I moved on. Eventually. I got over the anger. The pain ebbed. I decided to give Scarlett a chance. We get along well. So well, I put a ring on her finger a year into the relationship.
Yeah, but you still won’t set a date.
My father’s illness and subsequent death gave me a reprieve from talks of a wedding. I’m still mourning, so that’s given me more space, but I know my time is running short. The inevitable discussion is coming. I can feel it, and it’s not unreasonable. Scarlett has been beyond patient, and she deserves the wedding of her dreams. I owe her that much.
What she doesn’t deserve is this sudden complication that dropped in my lap. No wonder I felt something familiar about the kid. He looks just like me and my brother. His hair is curlier, and his skin is darker, but the nose is mine. So is the mouth. Even his smile belongs to me. His eyes might not be blue like mine, but they are the same shape. There is no way in hell I can pretend that I didn’t see what I just saw. That’s not how I’m built. Like Donald Paradise, I always do the right thing, but what I don’t understand is why Nia would keep my child from me.
Chapter 4
Nia
I pick up my little man and squeeze him tight. I kiss his cheek and he grins so wide, I see all his teeth. “You be good, okay,” I tell him. “Mommy loves you so much.” I squeeze him again, and he starts to wiggle in my arms, so I put him down. He runs off to join his friends in his daycare classroom. “Be good for Ms. Dot,” I yell after him.

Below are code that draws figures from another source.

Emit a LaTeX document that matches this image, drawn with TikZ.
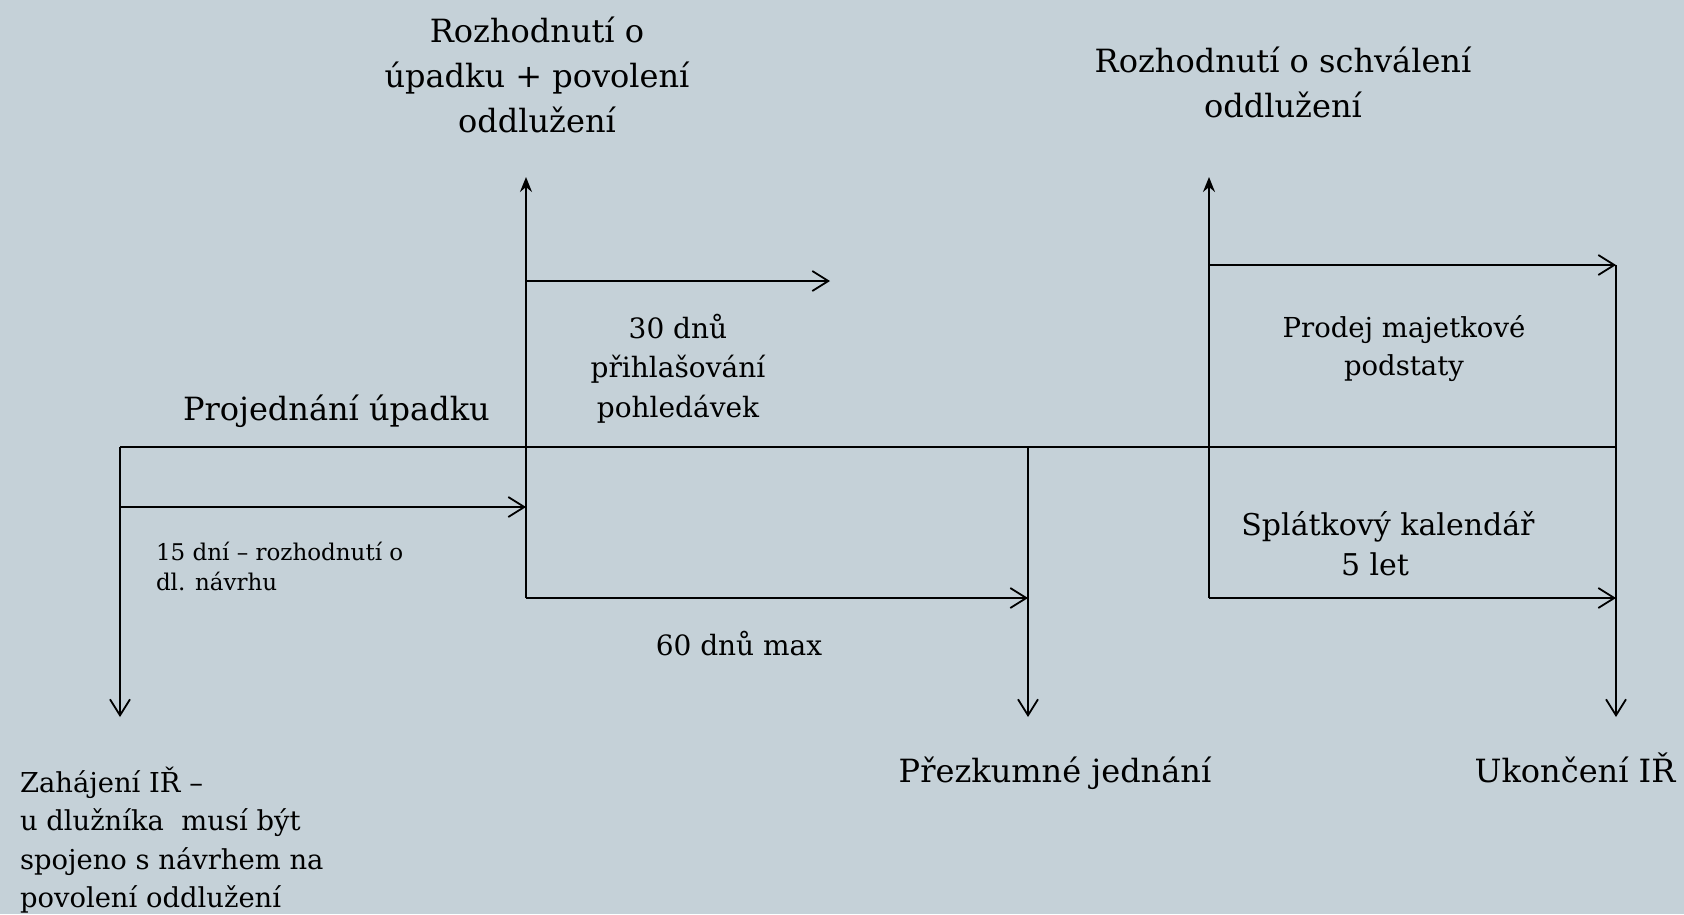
\documentclass[tikz,border=0pt]{standalone}
\usepackage{fontspec}
\setmainfont{DejaVu Serif}
\usetikzlibrary{arrows.meta}
\definecolor{bg}{RGB}{197,209,216}
\newcommand\mylines[2]{\begin{tabular}[t]{@{}#1@{}}#2\end{tabular}}
\begin{document}
\begin{tikzpicture}[x=1pt,y=-1pt, line width=2pt,
  barb/.style={-{Straight Barb[length=16pt,width=20pt,line width=1.8pt]}},
  uparr/.style={-{Stealth[length=15pt,width=12pt,inset=5pt]}},
  lbl/.style={inner sep=0pt, anchor=base},
  big/.style={font=\fontsize{32}{45}\selectfont},
  txt/.style 2 args={font=\fontsize{#1}{#2}\selectfont}]
\fill[bg] (0,0) rectangle (1684,914);
\useasboundingbox (0,0) rectangle (1684,914);
% coordinates
\coordinate (A) at (120,447);
\coordinate (Ad) at (120,717);
\coordinate (A2) at (120,507);
\coordinate (B) at (526,447);
\coordinate (Bt) at (526,177);
\coordinate (Bm) at (526,281);
\coordinate (Bm2) at (830,281);
\coordinate (B15) at (526,507);
\coordinate (Bb) at (526,598);
\coordinate (C) at (1028,447);
\coordinate (Cb) at (1028,598);
\coordinate (Cd) at (1028,717);
\coordinate (Dt) at (1209,177);
\coordinate (Dm) at (1209,265);
\coordinate (Db) at (1209,598);
\coordinate (E) at (1616,447);
\coordinate (Em) at (1616,265);
\coordinate (Eb) at (1616,598);
\coordinate (Ed) at (1616,717);
% connectors
\draw (A) -- (E);
\draw[barb] (A) -- (Ad);
\draw[barb] (A2) -- (B15);
\draw[uparr] (Bb) -- (Bt);
\draw[barb] (Bm) -- (Bm2);
\draw[barb] (Bb) -- (Cb);
\draw[barb] (C) -- (Cd);
\draw[uparr] (Db) -- (Dt);
\draw[barb] (Dm) -- (Em);
\draw[barb] (Db) -- (Eb);
\draw[barb] (Em) -- (Ed);
% labels
\node[lbl, big] (r1) at (537,42) {\mylines{c}{Rozhodnutí o\\úpadku + povolení\\oddlužení}};
\node[lbl, big, anchor=base west] (proj) at (182,420) {Projednání úpadku};
\node[lbl, txt={28}{39.5}] (d30) at (678,338) {\mylines{c}{30 dnů\\přihlašování\\pohledávek}};
\node[lbl, txt={23}{30}, anchor=base west] (d15) at (155,560) {\mylines{l}{15 dní – rozhodnutí o\\dl. návrhu}};
\node[lbl, txt={28}{40}] (d60) at (739,655) {60 dnů max};
\node[lbl, txt={27.4}{38.5}, anchor=base west] (zah) at (19,792) {\mylines{l}{Zahájení IŘ –\\u dlužníka\ \ musí být\\spojeno s návrhem na\\povolení oddlužení}};
\node[lbl, big] (prez) at (1055,782) {Přezkumné jednání};
\node[lbl, big] (uk) at (1575,782) {Ukončení IŘ};
\node[lbl, big] (r2) at (1283,72) {\mylines{c}{Rozhodnutí o schválení\\oddlužení}};
\node[lbl, txt={27.5}{38}] (prodej) at (1404,337) {\mylines{c}{Prodej majetkové\\podstaty}};
\node[lbl, txt={30}{40}] (spl) at (1388,535) {\mylines{c}{Splátkový kalendář\\5 let\hspace*{26pt}}};
\end{tikzpicture}
\end{document}
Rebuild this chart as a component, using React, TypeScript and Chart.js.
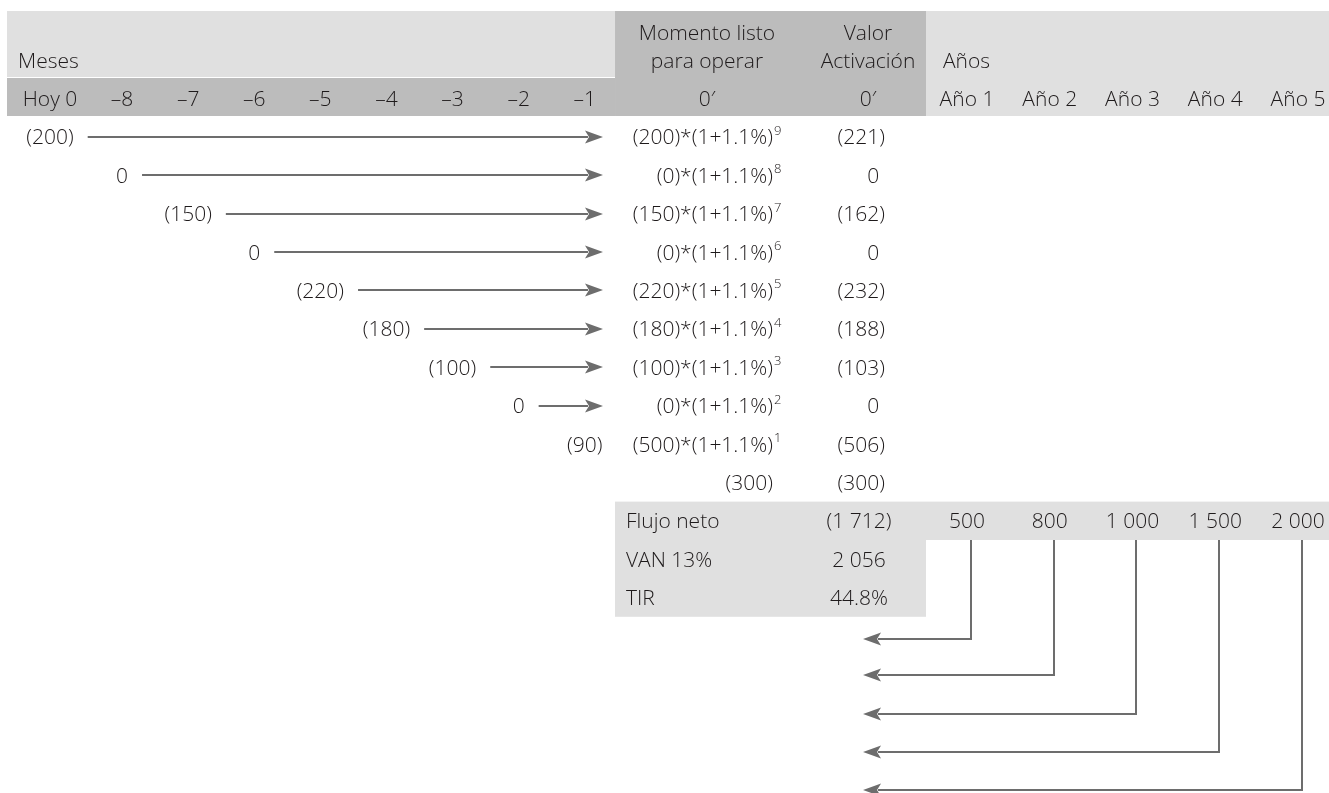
import React, { useEffect, useRef } from 'react';
import { Chart, registerables } from 'chart.js';
Chart.register(...registerables);

// ---------------- data ----------------
const monthLabels = ['Hoy 0', '–8', '–7', '–6', '–5', '–4', '–3', '–2', '–1'];
const monthFlows = [-200, 0, -150, 0, -220, -180, -100, 0, -90];
const formulaBases = [200, 0, 150, 0, 220, 180, 100, 0, 500];
const formulaExponents = [9, 8, 7, 6, 5, 4, 3, 2, 1];
const monthlyRate = '1.1%';
const readyFlow = -300;
const activationValues = [-221, 0, -162, 0, -232, -188, -103, 0, -506, -300];
const summaryLabels = ['Flujo neto', 'VAN 13%', 'TIR'];
const summaryValues = ['(1 712)', '2 056', '44.8%'];
const yearLabels = ['Año 1', 'Año 2', 'Año 3', 'Año 4', 'Año 5'];
const yearFlows = [500, 800, 1000, 1500, 2000];
const headerMonths = 'Meses';
const headerReady = ['Momento listo', 'para operar'];
const headerActivation = ['Valor', 'Activación'];
const headerYears = 'Años';
const zeroPrime = '0′';

// ---------------- layout (scale units) ----------------
const W = 1329;
const H = 793;
const COL0 = 50; // pixel of month column 0
const COLW = 66.1; // month column pitch
const ROW0 = 136.8; // pixel of data row 0
const ROWH = 38.4; // row pitch
const X_MIN = -COL0 / COLW;
const X_MAX = (W - COL0) / COLW;
const Y_MIN = -ROW0 / ROWH;
const Y_MAX = (H - ROW0) / ROWH;

const L = {
  leftEdge: -0.6505,
  firstMonthShift: 0.09,
  monthsRight: 8.548,
  readyRight: 13.253,
  rightEdge: 19.5,
  headTop: -3.276,
  headSplitA: -1.557,
  headSplitB: -1.531,
  headBottom: -0.542,
  mesesX: -0.484,
  head1Line1: -2.714,
  head1Line2: -1.985,
  readyCol: 9.939,
  actCol: 12.375,
  formulaRight: 10.938,
  actRight: 12.632,
  summaryLeft: 8.714,
  summaryBandLeft: 8.548,
  summaryCenter: 12.239,
  anosX: 13.51,
  yearCol0: 13.873,
  yearStep: 1.2519,
  yearLineOffset: 0.06,
  monthArrowTip: 8.366,
  yearArrowTip: 12.3,
  summaryRow: 10,
  arrowRows: [13.08, 14.02, 15.02, 16.02, 17.0],
};

const LIGHT = '#e0e0e0';
const DARK = '#bcbcbc';
const TEXT = '#1e1a1b';
const ARROW = '#6d6d6d';
const FONT_FAMILY = '"Open Sans", "Noto Sans", sans-serif';
const FONT_PX = 21;
const FONT = `350 ${FONT_PX}px ${FONT_FAMILY}`;
const SUP_FONT = `350 13px ${FONT_FAMILY}`;
const CAP_HALF = 7.5; // half cap height, for vertical centring on baseline

const group = (n: number) => String(n).replace(/\B(?=(\d{3})+(?!\d))/g, ' ');
const fmt = (v: number) => (v < 0 ? `(${group(-v)})` : group(v));
const monthX = (i: number) => (i === 0 ? 0 : i + L.firstMonthShift);
const yearX = (k: number) => L.yearCol0 + k * L.yearStep;

const tablePlugin = {
  id: 'tableDiagram',
  afterDraw(chart: any) {
    const ctx: CanvasRenderingContext2D = chart.ctx;
    const X = (v: number) => chart.scales.x.getPixelForValue(v);
    const Y = (v: number) => chart.scales.y.getPixelForValue(v);
    ctx.save();

    const rect = (x0: number, x1: number, y0: number, y1: number, c: string) => {
      ctx.fillStyle = c;
      ctx.fillRect(X(x0), Y(y0), X(x1) - X(x0), Y(y1) - Y(y0));
    };
    // bands
    rect(L.leftEdge, L.monthsRight, L.headTop, L.headSplitA, LIGHT);
    rect(L.leftEdge, L.monthsRight, L.headSplitB, L.headBottom, DARK);
    rect(L.monthsRight, L.readyRight, L.headTop, L.headBottom, DARK);
    rect(L.readyRight, L.rightEdge, L.headTop, L.headBottom, LIGHT);
    rect(L.summaryBandLeft, L.rightEdge, L.summaryRow - 0.5, L.summaryRow + 0.5, LIGHT);
    rect(L.summaryBandLeft, L.readyRight, L.summaryRow + 0.5, L.summaryRow + summaryLabels.length - 0.5, LIGHT);

    ctx.fillStyle = TEXT;
    ctx.font = FONT;
    ctx.textBaseline = 'alphabetic';
    const text = (s: string, xv: number, yv: number, align: CanvasTextAlign) => {
      ctx.textAlign = align;
      ctx.fillText(s, X(xv), Y(yv) + CAP_HALF);
    };

    // headers
    text(headerMonths, L.mesesX, L.head1Line2, 'left');
    text(headerReady[0], L.readyCol, L.head1Line1, 'center');
    text(headerReady[1], L.readyCol, L.head1Line2, 'center');
    text(headerActivation[0], L.actCol, L.head1Line1, 'center');
    text(headerActivation[1], L.actCol, L.head1Line2, 'center');
    text(headerYears, L.anosX, L.head1Line2, 'left');
    monthLabels.forEach((m, i) => text(m, monthX(i), -1, 'center'));
    text(zeroPrime, L.readyCol, -1, 'center');
    text(zeroPrime, L.actCol, -1, 'center');
    yearLabels.forEach((m, k) => text(m, yearX(k), -1, 'center'));

    const arrowHead = (tipX: number, yPx: number, dir: number) => {
      ctx.fillStyle = ARROW;
      ctx.beginPath();
      ctx.moveTo(tipX, yPx);
      ctx.lineTo(tipX - dir * 18, yPx - 6.5);
      ctx.lineTo(tipX - dir * 14, yPx);
      ctx.lineTo(tipX - dir * 18, yPx + 6.5);
      ctx.closePath();
      ctx.fill();
    };

    // month flows + arrows
    ctx.strokeStyle = ARROW;
    ctx.lineWidth = 2;
    monthFlows.forEach((v, i) => {
      const s = fmt(v);
      ctx.fillStyle = TEXT;
      text(s, monthX(i), i, 'center');
      if (i < monthFlows.length - 1) {
        const w = ctx.measureText(s).width;
        const x0 = X(monthX(i)) + w / 2 + 14;
        const tip = X(L.monthArrowTip);
        const yy = Math.round(Y(i));
        ctx.beginPath();
        ctx.moveTo(x0, yy);
        ctx.lineTo(tip - 15, yy);
        ctx.stroke();
        arrowHead(tip, yy, 1);
      }
    });

    // formulas
    formulaBases.forEach((b, i) => {
      ctx.fillStyle = TEXT;
      ctx.font = FONT;
      text(`(${group(b)})*(1+${monthlyRate})`, L.formulaRight, i, 'right');
      ctx.font = SUP_FONT;
      ctx.textAlign = 'left';
      ctx.fillText(String(formulaExponents[i]), X(L.formulaRight) + 1, Y(i) - 2);
    });
    ctx.font = FONT;
    ctx.fillStyle = TEXT;
    text(fmt(readyFlow), L.formulaRight, formulaBases.length, 'right');

    // activation values (accounting alignment)
    const parenW = ctx.measureText(')').width;
    activationValues.forEach((v, i) => {
      ctx.textAlign = 'right';
      ctx.fillText(fmt(v), X(L.actRight) - (v < 0 ? 0 : parenW), Y(i) + CAP_HALF);
    });

    // summary
    summaryLabels.forEach((s, k) => {
      text(s, L.summaryLeft, L.summaryRow + k, 'left');
      text(summaryValues[k], L.summaryCenter, L.summaryRow + k, 'center');
    });

    // year flows + return arrows
    yearFlows.forEach((v, k) => {
      ctx.fillStyle = TEXT;
      text(fmt(v), yearX(k), L.summaryRow, 'center');
      const lx = Math.round(X(yearX(k) + L.yearLineOffset));
      const ly = Math.round(Y(L.arrowRows[k]));
      const tip = X(L.yearArrowTip);
      ctx.strokeStyle = ARROW;
      ctx.lineWidth = 2;
      ctx.beginPath();
      ctx.moveTo(lx, Y(L.summaryRow + 0.5));
      ctx.lineTo(lx, ly);
      ctx.lineTo(tip + 15, ly);
      ctx.stroke();
      arrowHead(tip, ly, -1);
    });

    ctx.restore();
  },
};

export default function App() {
  const ref = useRef<HTMLCanvasElement>(null);
  useEffect(() => {
    document.body.style.margin = '0';
    const chart = new Chart(ref.current as HTMLCanvasElement, {
      type: 'scatter',
      data: { datasets: [{ data: [] }] },
      options: {
        animation: false,
        responsive: false,
        events: [],
        layout: { padding: 0 },
        plugins: { legend: { display: false }, tooltip: { enabled: false } },
        scales: {
          x: { type: 'linear', display: false, min: X_MIN, max: X_MAX },
          y: { type: 'linear', display: false, min: Y_MIN, max: Y_MAX, reverse: true },
        },
      },
      plugins: [tablePlugin],
    } as any);
    return () => chart.destroy();
  }, []);
  return <canvas ref={ref} width={W} height={H} style={{ display: 'block' }} />;
}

I leave the room, but I watch from the window as he helps a little girl take off her coat. My heart swells at the scene. My little Carter might be tireless and will put up a hell of a fight before he takes a nap or goes to sleep at night, but he’s the sweetest kid I’ve ever known.
He gives random kids at the park his snacks. He even offered to give a little boy in his daycare his shoes because the kid liked them. If he senses anyone close to him is sad or upset, he’ll sing and dance just to get a smile. If that doesn’t work, then he’ll get sad too. He says it’s because he doesn’t want anyone to be sad alone.
The flip side of that sweetness is that he has endless energy and likes to break things. He also loves to climb and do somersaults and cartwheels. He thinks he’s a gymnast, but he’s a tornado in the shape of a three-year-old boy. He exhausts me, and I wouldn’t have it any other way.